Now you can see why I called this post "roll out the cliche wagon." Because holy crap in a bucket, did they roll out the cliche wagon. Oh my god, seriously, seriously... this is the plot? Well-meaning scientists trying to cure SOMETHING create a drug that accelerates the apes' brains, and the apes turn evil and go on a rampage. That is the plot of every fucking monster movie since 1932! Really, this is the best idea you had?

That line is even in the trailer. You know the line. "There are some things man was never meant to tamper with," or some paraphrasing thereof. Really, we really had to use that line? And the last big action shot of the trailer is a gorilla jumping toward a helicopter. I swear to god, if I see one more trailer where something or someone jumps toward a helicopter, I will blow my brains out.

You know you're in trouble when the big selling point is the special effects. The trailer proudly advertises that the film is "From WETA, the special effects house that brought you Avatar." No mention of a director or a writer. Do they even mention James Franco? And they are very pretty special effects, I mean it really does look like a bunch of actual apes rampaging through a city. But what good are nice special effects when you don't give a crap about what's happening?

Look, I know "Conquest" is not a great film, probably not even a terribly good one, but it had its plot down. Apes were mistreated by humans, starting as pets but then turning into slaves. They were beaten and oppressed. And then an intelligent ape who could speak (who had come back from the future) incited the other apes toward violence, and they took the world from the humans by force. You could sympathize with the apes, you actually felt bad for them. It was a justified revolution, and there was a very interesting dark inevitability to the ape from the future creating the very world that he'd come from (as if to say, the "upside-down world" Charlton Heston found in the original was always bound to happen, the violence and hatred of man would inevitably lead to this no matter how the past was changed).

This just does away with all of that and goes with the old cliche. At one point a character specifically points out that you can't trust the apes because they aren't human... and I started to feel a little uncomfortable, because now we've shifted to a whole different metaphor. If "Conquest" was an analogy for Apartheid, then "Rise" is the paranoid white fantasy of "Birth of a Nation:" if you give the darkies an education, they'll rise up and kill ya, cause they ain't human like you and me. Is that really where we want to take this? I mean, okay, the apes in "Rise" were obviously being experimented on and kept in cages, and we'll probably see some random ape-beatings to try to drum up some old "Conquest"-style sympathy... but without the full-scale slavery shown in "Conquest," the violent revolution of the apes just comes off as senselessly savage.
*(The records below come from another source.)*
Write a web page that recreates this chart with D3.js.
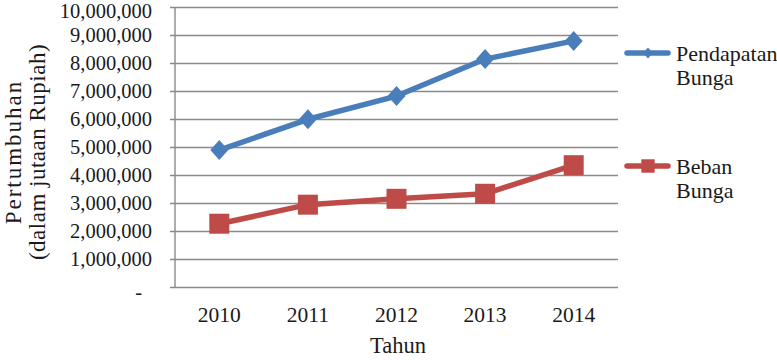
<!DOCTYPE html>
<html>
<head>
<meta charset="utf-8">
<script src="https://cdn.jsdelivr.net/npm/d3@7"></script>
<style>
  body { margin: 0; background: #fff; }
  svg text { font-family: 'Liberation Serif', 'Times New Roman', serif; fill: #1a1a1a; }
</style>
</head>
<body>
<div id="chart"></div>
<script>
// chart data
var years = ["2010", "2011", "2012", "2013", "2014"];
var pendapatan = [4890000, 5990000, 6820000, 8140000, 8790000];
var beban = [2260000, 2940000, 3150000, 3330000, 4350000];
var yTicks = [0, 1000000, 2000000, 3000000, 4000000, 5000000, 6000000, 7000000, 8000000, 9000000, 10000000];

var width = 777, height = 360;
var margin = {left: 175, right: 159, top: 7, bottom: 73};

var svg = d3.select("#chart").append("svg")
    .attr("width", width)
    .attr("height", height);

var x = d3.scaleBand().domain(years).range([margin.left, width - margin.right]);
var y = d3.scaleLinear().domain([0, 10000000]).range([height - margin.bottom, margin.top]);

var fmt = d3.format(",");

// diamond marker, a bit taller than wide
var diamond = {
  draw: function(ctx, size) {
    var r = Math.sqrt(size / 2);
    ctx.moveTo(0, -r);
    ctx.lineTo(r * 0.9, 0);
    ctx.lineTo(0, r);
    ctx.lineTo(-r * 0.9, 0);
    ctx.closePath();
  }
};

// gridlines + y axis
var yAxis = d3.axisLeft(y).tickValues(yTicks)
    .tickSize(-(width - margin.right - margin.left))
    .tickPadding(23)
    .tickFormat(function(d) { return d === 0 ? "-" : fmt(d); });

var gy = svg.append("g")
    .attr("transform", "translate(" + margin.left + ",0)")
    .call(yAxis);
gy.attr("font-family", null).attr("font-size", null);
gy.select(".domain").remove();
gy.selectAll(".tick line")
    .attr("x1", -5)
    .attr("stroke", "#8a8a8a")
    .attr("stroke-width", 1.4);
gy.selectAll(".tick text")
    .style("font-size", "20.5px")
    .attr("fill", "#1a1a1a")
    .attr("dy", function(d) { return d === 0 ? "0.55em" : (d === 10000000 ? "0.52em" : "0.34em"); })
    .attr("dx", function(d) { return d === 0 ? "-10px" : "0"; });

// vertical axis line
svg.append("line")
    .attr("x1", margin.left).attr("x2", margin.left)
    .attr("y1", y(10000000)).attr("y2", y(0))
    .attr("stroke", "#8a8a8a").attr("stroke-width", 1.4);

// x axis labels
var xAxis = d3.axisBottom(x).tickSize(0).tickPadding(20);
var gx = svg.append("g")
    .attr("transform", "translate(0," + y(0) + ")")
    .call(xAxis);
gx.attr("font-family", null).attr("font-size", null);
gx.select(".domain").remove();
gx.selectAll(".tick text")
    .style("font-size", "21.5px")
    .attr("fill", "#1a1a1a");

// axis titles
svg.append("text")
    .attr("x", 398).attr("y", 353)
    .attr("text-anchor", "middle")
    .style("font-size", "22.5px")
    .text("Tahun");

var yt = svg.append("text")
    .attr("transform", "translate(21,152) rotate(-90)")
    .attr("text-anchor", "middle")
    .style("font-size", "23px");
yt.append("tspan").attr("x", 0).attr("dy", 0)
    .style("letter-spacing", "2px")
    .text("Pertumbuhan");
yt.append("tspan").attr("x", 0).attr("dy", 24)
    .style("letter-spacing", "0.5px")
    .text("(dalam jutaan Rupiah)");

// series
var series = [
  {name: ["Pendapatan", "Bunga"], values: pendapatan, color: "#4a7ebb", shape: diamond, size: 200, lsize: 60, ly: 53},
  {name: ["Beban", "Bunga"], values: beban, color: "#be4b48", shape: d3.symbolSquare, size: 400, lsize: 180, ly: 166}
];

var line = d3.line()
    .x(function(d, i) { return x(years[i]) + x.bandwidth() / 2; })
    .y(function(d) { return y(d); });

series.forEach(function(s) {
  svg.append("path")
      .attr("d", line(s.values))
      .attr("fill", "none")
      .attr("stroke", s.color)
      .attr("stroke-width", 5.5)
      .attr("stroke-linejoin", "round");

  svg.selectAll(null).data(s.values).enter().append("path")
      .attr("d", d3.symbol().type(s.shape).size(s.size))
      .attr("transform", function(d, i) {
        return "translate(" + (x(years[i]) + x.bandwidth() / 2) + "," + y(d) + ")";
      })
      .attr("fill", s.color);

  // legend
  svg.append("line")
      .attr("x1", 627).attr("x2", 668)
      .attr("y1", s.ly).attr("y2", s.ly)
      .attr("stroke", s.color).attr("stroke-width", 5.5)
      .attr("stroke-linecap", "round");
  svg.append("path")
      .attr("d", d3.symbol().type(s.shape).size(s.lsize))
      .attr("transform", "translate(648," + s.ly + ")")
      .attr("fill", s.color);
  var lt = svg.append("text")
      .attr("x", 676).attr("y", s.ly + 8)
      .style("font-size", "22px");
  lt.append("tspan").attr("x", 676).attr("dy", 0).text(s.name[0]);
  lt.append("tspan").attr("x", 676).attr("dy", 24).text(s.name[1]);
});
</script>
</body>
</html>
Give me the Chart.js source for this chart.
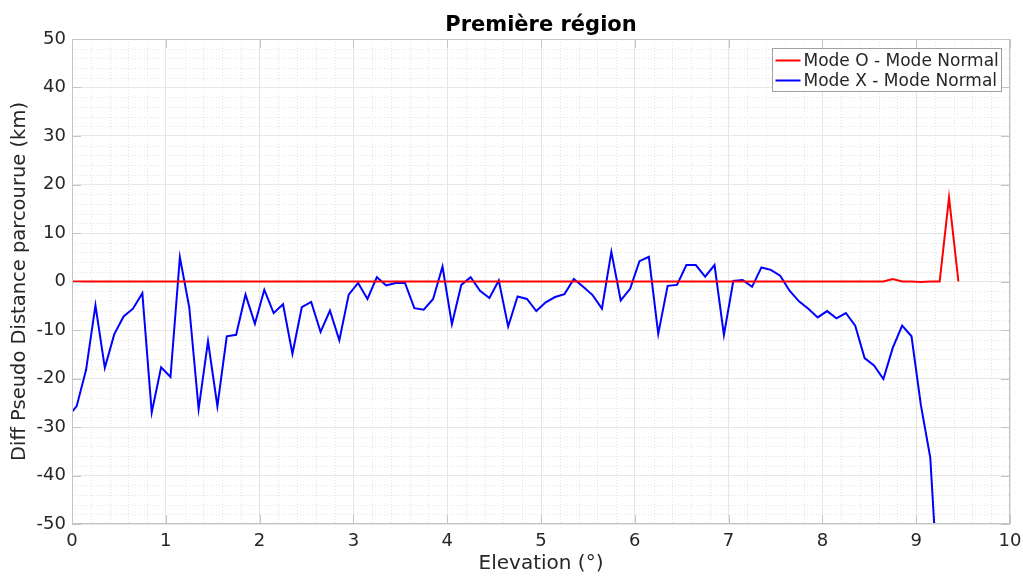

If they don't have justification, then you end up with a race-relations metaphor that you really, really don't want to be using. And judging from just what they show in the trailer, it seems that's what they're going for.

The original Planet of the Apes films, while hardly perfect, relied heavily on social commentary to tell their stories (it was the seventies, Hollywood directors were still allowed to do that). Tim Burton's remake of the original threw out the discussions of human rights, nuclear weaponry, and religious oppression, resulting in a neutered action story that had nice special effects but not much else. "Rise" seems content to repeat that pattern. Never let it be said that Hollywood learns from its mistakes.

Additional Comments by Master Badger:

I'm not going to watch the trailer yet, because I know It will enrage me. This is the guy who owns this Planet of the Apes set, so you better believe I like the franchise.